While for many graduates, completing university raises optimism and expectations about securing a job, the reality is that many remain unemployed for at least one year.
Over the years, the government has decisively rolled out several programmes to encourage the spirit of entrepreneurship including promoting the “Made in Rwanda” campaign aimed at creating job creators instead of job seekers, but this has yet to yield substantive results as many remain unemployed.
But beyond these initiatives, our universities are still theory based with many graduates leaving without any industrial training that may improve their job prospects.
However, we need to see the private sector taking the lead in addressing unemployment, as the government can only play a catalytic role.
The only sustainable way of creating sustainable employment initiatives it is through the private sector. For instance, businesses make a difference to the employment and skills crisis by collaborating with education and training providers to help people develop the skills they really need in the workplace, and promote lifelong learning.
The private sector can also take a lead in fostering entrepreneurship by supporting start-ups and smaller enterprises and connecting talent to markets by closing the gap between jobseekers and employers.
According to the study Disrupting Unemployment: Business-led Solutions for Action cited by the World Economic Forum, businesses can to do more to address unemployment through multisector partnerships, for instance while a single business can create a partnership with a local academic institution for its own talent needs, partnerships between several businesses and academic institutions can increase the quality of the talent pool available to all, often in a more cost-efficient way and with greater societal benefits.
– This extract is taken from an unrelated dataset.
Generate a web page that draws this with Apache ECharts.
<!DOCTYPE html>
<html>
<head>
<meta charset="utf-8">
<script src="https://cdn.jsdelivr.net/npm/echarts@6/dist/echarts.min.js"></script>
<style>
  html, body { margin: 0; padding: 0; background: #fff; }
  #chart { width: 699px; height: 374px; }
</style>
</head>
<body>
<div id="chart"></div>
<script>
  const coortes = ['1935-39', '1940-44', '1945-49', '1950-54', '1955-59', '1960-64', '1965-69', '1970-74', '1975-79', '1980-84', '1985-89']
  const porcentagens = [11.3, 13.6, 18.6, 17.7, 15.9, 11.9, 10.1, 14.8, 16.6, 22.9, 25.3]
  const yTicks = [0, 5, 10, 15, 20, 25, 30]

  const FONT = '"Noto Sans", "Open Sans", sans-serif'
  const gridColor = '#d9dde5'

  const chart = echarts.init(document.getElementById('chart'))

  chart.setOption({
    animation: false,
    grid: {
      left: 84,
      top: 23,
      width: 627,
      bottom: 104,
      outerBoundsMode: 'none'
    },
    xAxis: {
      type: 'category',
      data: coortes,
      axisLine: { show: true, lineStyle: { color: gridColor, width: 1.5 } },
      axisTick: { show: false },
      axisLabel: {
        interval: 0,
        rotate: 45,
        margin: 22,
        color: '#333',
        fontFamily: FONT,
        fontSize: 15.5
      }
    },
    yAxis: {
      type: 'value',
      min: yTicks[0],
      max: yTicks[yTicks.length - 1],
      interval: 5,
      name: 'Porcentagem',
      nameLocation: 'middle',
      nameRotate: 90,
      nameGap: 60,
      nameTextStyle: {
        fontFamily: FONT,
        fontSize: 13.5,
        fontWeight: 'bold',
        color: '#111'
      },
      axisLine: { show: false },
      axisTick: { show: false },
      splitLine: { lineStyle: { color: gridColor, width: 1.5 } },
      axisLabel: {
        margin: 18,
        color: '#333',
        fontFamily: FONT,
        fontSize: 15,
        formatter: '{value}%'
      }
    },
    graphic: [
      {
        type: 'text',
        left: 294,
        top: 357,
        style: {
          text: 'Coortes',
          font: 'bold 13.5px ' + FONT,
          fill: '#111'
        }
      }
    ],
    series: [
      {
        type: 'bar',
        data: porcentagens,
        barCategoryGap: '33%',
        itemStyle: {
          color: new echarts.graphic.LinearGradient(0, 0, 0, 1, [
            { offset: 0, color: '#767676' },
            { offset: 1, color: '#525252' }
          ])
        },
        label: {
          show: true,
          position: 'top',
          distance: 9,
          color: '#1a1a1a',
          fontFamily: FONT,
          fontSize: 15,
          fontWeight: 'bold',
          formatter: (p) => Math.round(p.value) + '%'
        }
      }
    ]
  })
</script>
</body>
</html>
While potentially more complex to implement, such partnerships take into account the widest range of interests. In addition, WEF underscores that initiatives that match the public good with private interest are often the most sustainable in the long term.
With ongoing technological and economic disruptions, jobs and skills interventions will only be successful if they are designed with a proactive, long-term approach rather than one that is reactive or based on past successes.
For example, apprenticeship programmes where young people are placed in traditional jobs seem pointless if those job categories are likely to be obsolete within five years.
Instead, it might make more sense to create apprenticeship programmes for new high-growth occupations.